- Canadian Companies Face Exposure From the Foreign Corrupt Practices Act
- April 10, 2013 | Authors: Megan Conway Rahman; Thomas M. Rose; John S. West
- Law Firms: Troutman Sanders LLP - Richmond Office ; Troutman Sanders LLP - Washington Office ; Troutman Sanders LLP - Richmond Office
In January, in an event widely reported, Canadian authorities brought an enforcement action against Griffiths Energy International Inc. (GEI) under Canada’s Corruption of Foreign Public Officials Act (CFPOA). In only the third instance Canadian authorities have brought corporate charges under the CFPOA, GEI was fined $9 million CAD (plus the 15% victim fine surcharge) for a total amount of $10.35 million. The Canadian government has said it intends to “redouble its fight against corruption” and expects “Canadian businesses to play by the rules.” It intends to accomplish this by implementing some of the most significant changes to the CFPOA since it first came into force in 1999, including an eventual elimination of facilitation payments and the addition of a books-and-records provision to the CFPOA.
This widespread coverage of the GEI fine and the amendments to the CFPOA, certainly has compliance with the CFPOA at the forefront for those Canadian companies engaged in international business.

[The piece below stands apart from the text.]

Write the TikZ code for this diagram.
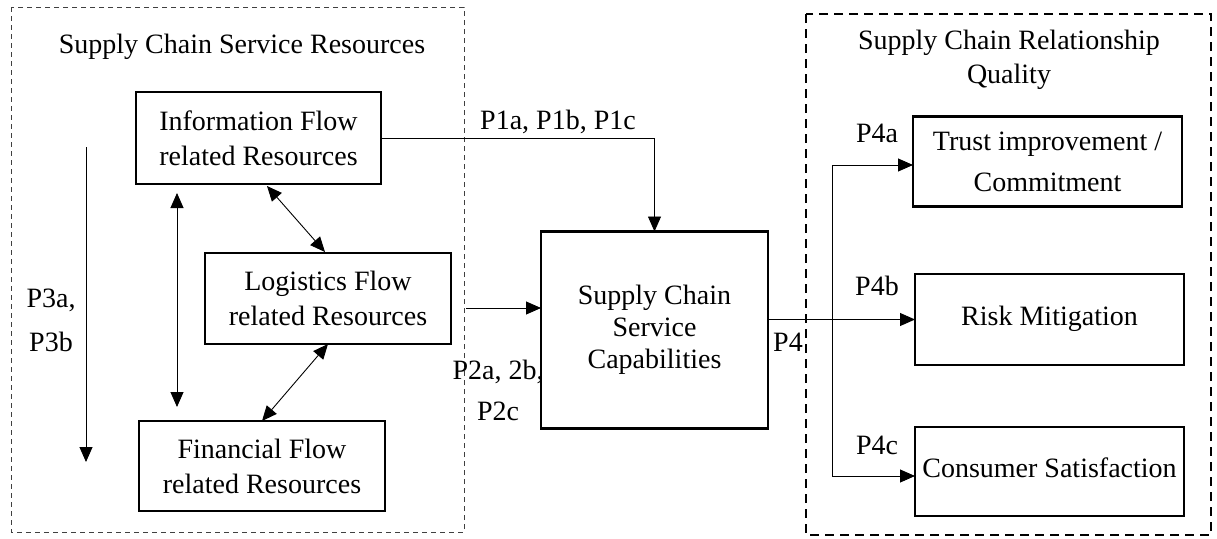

Importantly, compliance should not end there, as many Canadian companies must also comply with the Foreign Corrupt Practices Act (FCPA), 15 U.S.C. § 78dd-1, 15 U.S.C. §§ 78m(b)(2)(A) and (B), the equivalent anti-corruption statute in the United States.
The FCPA was enacted in 1977 in the wake of public outcry to the Watergate scandal and in response to government investigations that led to a report from the U.S. Securities and Exchange Commission (SEC) detailing illegal payments by over 400 United States companies to non-United States governmental officials, politicians and political parties. The FCPA contains two separate requirements to discourage bribery. First, the statute’s “anti-bribery” provisions makes it a crime to offer or give anything of value to a foreign government official, a foreign political party, a foreign party official, or a foreign political candidate in order to obtain or retain business for or with, or to direct business to, any person. Second, the statute’s “books and records” provision requires that companies make and keep accurate books and records and devise and maintain an adequate system of internal accounting controls.
Canadian companies can be subject to the FCPA’s jurisdiction in several ways. First, Canadian companies that are issuers of securities in the United States will be subject to the FCPA. A company is an "issuer" under the FCPA if it has a class of securities listed on a national securities exchange in the United States or is required to file periodic and other reports with the SEC under Section 15(d) of the Exchange Act. Foreign companies with American Depository Receipts that are listed on the U.S. exchange are also issuers.
Second, the FCPA applies to “domestic concerns,” defined as any citizen or resident of the United States or corporation, partnership, association, joint-stock company, business trust, unincorporated organization or sole proprietorship with a principal place of business the in the United States, or which is organized under the laws of a State of the United States. Thus, a U.S. subsidiary of a Canadian company or an American employee of a Canadian company will be subject to the FCPA, as will anyone acting on their behalf.
Third, a Canadian company, whether or not an “issuer,” could be subject to the FCPA if it causes an act in furtherance of a corrupt payment to occur within the United States. This act could take place either directly by the company or indirectly, through a director, employee, agent or stockholder of the company. As an example, a Canadian company that is not an issuer and would not otherwise be subject to the FCPA could be prosecuted if it sent a wire transfer to a U.S. bank in furtherance of an illegal bribe or a director attends a meeting in the United States where the bribery scheme is hatched.
Given the use by Canadian companies of U.S. agents and partners in business and the number of Canadian companies listed on US exchanges, the potential for FCPA applicability is quite high. As a result, it is important for any Canadian company that is required to comply with the FCPA to consult with a lawyer who is familiar with the U. S. anti-corruption laws.